Shortly before the episode in today’s Gospel, Jesus has been alone with his disciples, and he asks them (you know this story), “Who do people say I am?” And the disciples repeat some of the pious speculation that’s floating around, and then Peter says, “You are the Messiah!” (And to borrow a phrase from today’s Gospel, “not knowing what he said”!) And Jesus responds by telling them that he must be rejected and suffer and be put to death – not anything at all like everyone assumed about the Messiah – and then be raised from the dead. And that they too must take up their crosses and follow him. You may also recall that in St. Matthew’s Gospel Peter reacts to this by crying out, “God forbid it! This must never happen to you!” [Matt 16:22] And Jesus responds, “Get behind me, Satan! That’s the line the devil tried on me in the wilderness!”
So that’s the context of today’s Gospel about the Transfiguration. This vision is God’s testimony that, yes, indeed, what Jesus said is exactly what must happen to him. The appearance of Jesus in glory – the Greek word doxa here has the sense of the late Hebrew word shekinah, which designates the dwelling of the Lord God, present in an overshadowing cloud – and thus is a clear sign that this Our Jesus is not just some itinerant preacher but is indeed Immanuel, God-With-Us. And the attendance upon Jesus by Moses and Elijah testify to the continuity of Jesus with the whole covenant history of Israel.
But it’s more than just continuity with the Israelite past. The disciples hear a voice from the cloud (who would that be?!): “This is my Son! This is my beloved and chosen one! Listen to him!” And then Jesus is found alone: the cloud is gone, Moses and Elijah are gone; now it’s just Jesus. So listen to him!
And what has Jesus just said? “The Son of Man must undergo great suffering, and be rejected…, and be killed, and on the third day be raised.…If any want to become my followers, let them deny themselves and take up their cross daily and follow me.”

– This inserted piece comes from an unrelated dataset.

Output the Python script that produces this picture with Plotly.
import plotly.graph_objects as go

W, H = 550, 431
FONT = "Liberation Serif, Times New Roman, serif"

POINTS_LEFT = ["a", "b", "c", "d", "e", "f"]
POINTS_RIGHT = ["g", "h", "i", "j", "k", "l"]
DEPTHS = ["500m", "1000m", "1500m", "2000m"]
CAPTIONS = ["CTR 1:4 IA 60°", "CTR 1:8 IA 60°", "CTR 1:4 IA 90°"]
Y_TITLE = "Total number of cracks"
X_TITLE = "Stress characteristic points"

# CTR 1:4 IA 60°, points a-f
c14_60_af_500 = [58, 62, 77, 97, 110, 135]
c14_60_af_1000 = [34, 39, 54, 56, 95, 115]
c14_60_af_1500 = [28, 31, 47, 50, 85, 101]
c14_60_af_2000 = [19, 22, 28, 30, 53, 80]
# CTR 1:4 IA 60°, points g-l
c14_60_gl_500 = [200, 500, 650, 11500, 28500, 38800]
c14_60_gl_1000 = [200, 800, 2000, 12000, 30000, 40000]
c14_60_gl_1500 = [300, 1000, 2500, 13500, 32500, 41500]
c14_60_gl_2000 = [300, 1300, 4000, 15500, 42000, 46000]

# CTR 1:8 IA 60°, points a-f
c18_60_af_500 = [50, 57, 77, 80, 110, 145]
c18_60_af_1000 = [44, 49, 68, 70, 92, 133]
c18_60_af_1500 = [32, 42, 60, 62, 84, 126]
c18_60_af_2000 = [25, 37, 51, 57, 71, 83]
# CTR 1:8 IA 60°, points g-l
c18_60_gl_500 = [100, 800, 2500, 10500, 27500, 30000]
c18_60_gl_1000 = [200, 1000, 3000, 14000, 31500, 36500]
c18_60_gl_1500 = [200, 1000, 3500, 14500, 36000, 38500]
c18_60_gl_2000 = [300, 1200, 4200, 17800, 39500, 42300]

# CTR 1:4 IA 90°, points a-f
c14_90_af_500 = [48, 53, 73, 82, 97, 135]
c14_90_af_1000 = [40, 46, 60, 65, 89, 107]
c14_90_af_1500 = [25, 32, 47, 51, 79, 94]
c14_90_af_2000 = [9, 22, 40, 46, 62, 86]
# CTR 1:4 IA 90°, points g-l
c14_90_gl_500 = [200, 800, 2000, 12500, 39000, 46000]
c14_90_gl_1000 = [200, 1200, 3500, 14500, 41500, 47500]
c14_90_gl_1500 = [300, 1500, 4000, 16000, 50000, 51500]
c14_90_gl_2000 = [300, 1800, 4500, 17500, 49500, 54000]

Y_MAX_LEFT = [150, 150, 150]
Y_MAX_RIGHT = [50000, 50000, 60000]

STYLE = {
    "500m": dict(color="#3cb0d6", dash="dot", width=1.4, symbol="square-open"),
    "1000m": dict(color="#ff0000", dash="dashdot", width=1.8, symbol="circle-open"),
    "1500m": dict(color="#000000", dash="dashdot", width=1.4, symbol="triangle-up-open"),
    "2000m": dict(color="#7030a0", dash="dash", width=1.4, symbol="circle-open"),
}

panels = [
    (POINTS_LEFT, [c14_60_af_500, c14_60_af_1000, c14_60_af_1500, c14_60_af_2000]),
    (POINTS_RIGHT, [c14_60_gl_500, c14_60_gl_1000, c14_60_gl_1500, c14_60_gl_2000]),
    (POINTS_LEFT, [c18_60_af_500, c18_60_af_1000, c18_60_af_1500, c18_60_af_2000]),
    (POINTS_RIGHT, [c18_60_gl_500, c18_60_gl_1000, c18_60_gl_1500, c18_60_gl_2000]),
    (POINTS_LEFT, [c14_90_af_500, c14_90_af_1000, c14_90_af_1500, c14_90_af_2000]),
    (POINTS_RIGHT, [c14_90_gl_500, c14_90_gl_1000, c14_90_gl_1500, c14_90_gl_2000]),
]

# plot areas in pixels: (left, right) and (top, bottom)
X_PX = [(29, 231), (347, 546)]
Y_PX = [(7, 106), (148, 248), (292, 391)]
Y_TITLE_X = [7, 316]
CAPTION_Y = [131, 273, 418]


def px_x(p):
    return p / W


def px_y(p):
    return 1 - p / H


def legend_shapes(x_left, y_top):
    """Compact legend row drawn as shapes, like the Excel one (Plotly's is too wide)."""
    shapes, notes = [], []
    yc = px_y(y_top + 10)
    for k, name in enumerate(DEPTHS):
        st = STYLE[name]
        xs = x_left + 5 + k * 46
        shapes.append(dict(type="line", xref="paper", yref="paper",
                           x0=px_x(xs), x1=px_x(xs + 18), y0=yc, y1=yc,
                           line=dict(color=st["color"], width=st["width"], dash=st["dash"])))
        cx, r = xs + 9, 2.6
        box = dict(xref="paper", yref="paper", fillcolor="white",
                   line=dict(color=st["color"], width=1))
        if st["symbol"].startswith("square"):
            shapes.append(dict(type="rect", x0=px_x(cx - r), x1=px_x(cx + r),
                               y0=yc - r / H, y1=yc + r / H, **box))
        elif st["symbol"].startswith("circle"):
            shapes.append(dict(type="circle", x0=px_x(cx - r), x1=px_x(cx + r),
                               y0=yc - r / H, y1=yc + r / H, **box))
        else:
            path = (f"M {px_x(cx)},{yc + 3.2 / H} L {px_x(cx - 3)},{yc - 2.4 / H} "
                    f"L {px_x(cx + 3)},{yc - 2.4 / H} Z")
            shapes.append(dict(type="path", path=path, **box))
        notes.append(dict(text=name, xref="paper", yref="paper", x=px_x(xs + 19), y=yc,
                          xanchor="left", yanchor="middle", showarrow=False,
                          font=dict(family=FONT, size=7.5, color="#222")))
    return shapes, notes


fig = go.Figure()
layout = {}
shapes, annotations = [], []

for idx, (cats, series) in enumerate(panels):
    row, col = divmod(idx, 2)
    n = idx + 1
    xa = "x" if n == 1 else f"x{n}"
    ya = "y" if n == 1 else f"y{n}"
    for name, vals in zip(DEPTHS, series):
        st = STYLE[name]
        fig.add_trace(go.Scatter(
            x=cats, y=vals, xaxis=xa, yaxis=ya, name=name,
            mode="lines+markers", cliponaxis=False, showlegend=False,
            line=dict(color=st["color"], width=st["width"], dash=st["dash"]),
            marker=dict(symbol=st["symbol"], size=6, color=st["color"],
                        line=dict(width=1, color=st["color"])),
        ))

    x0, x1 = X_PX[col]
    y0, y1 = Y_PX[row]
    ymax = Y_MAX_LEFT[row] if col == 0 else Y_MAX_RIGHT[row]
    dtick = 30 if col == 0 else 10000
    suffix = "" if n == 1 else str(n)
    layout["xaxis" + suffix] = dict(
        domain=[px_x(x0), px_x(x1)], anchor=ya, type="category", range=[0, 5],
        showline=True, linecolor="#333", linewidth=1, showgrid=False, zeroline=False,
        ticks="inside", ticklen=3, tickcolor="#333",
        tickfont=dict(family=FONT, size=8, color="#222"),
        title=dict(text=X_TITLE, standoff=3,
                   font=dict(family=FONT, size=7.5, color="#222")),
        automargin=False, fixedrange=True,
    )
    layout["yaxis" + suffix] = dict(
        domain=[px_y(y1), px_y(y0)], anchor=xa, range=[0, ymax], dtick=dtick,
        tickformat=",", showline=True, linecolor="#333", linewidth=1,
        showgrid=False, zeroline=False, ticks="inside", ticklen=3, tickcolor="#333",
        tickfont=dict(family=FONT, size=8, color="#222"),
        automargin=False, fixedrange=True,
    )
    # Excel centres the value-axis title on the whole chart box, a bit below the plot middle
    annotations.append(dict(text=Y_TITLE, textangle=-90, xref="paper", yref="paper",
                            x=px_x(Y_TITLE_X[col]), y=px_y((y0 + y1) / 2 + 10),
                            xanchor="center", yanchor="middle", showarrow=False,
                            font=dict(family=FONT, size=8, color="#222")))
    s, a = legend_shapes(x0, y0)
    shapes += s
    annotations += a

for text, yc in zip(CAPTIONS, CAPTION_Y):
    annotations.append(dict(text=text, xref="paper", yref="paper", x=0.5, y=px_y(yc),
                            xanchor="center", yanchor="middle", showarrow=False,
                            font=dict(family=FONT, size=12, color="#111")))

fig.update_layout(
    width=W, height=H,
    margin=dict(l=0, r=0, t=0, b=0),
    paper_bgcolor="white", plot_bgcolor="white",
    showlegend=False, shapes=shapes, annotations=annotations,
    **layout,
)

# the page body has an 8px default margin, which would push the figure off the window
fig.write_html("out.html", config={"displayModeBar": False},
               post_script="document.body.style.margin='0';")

So much for being the Messianic King who would drive out the Romans and restore the Kingdom to Israel. So much for being the kind of Christ that we were imagining and expecting.
We read about this vision on the Sunday before we begin the observance of Lent. And Lent is a season of spiritual preparation to enter more deeply into the mystery of Christ’s suffering and death, that we will contemplate in Holy Week. And his resurrection on the third day, indeed; but first the Cross. The Gospel of the Kingdom of God is not about power, despite the fact that the Church over much of her history has tried to make it so, and still does yet today. Or if power, then only the power of love. This Jesus, seen in glory on the mountain, raised high upon the Cross, “is my Son, my Chosen. listen to him!”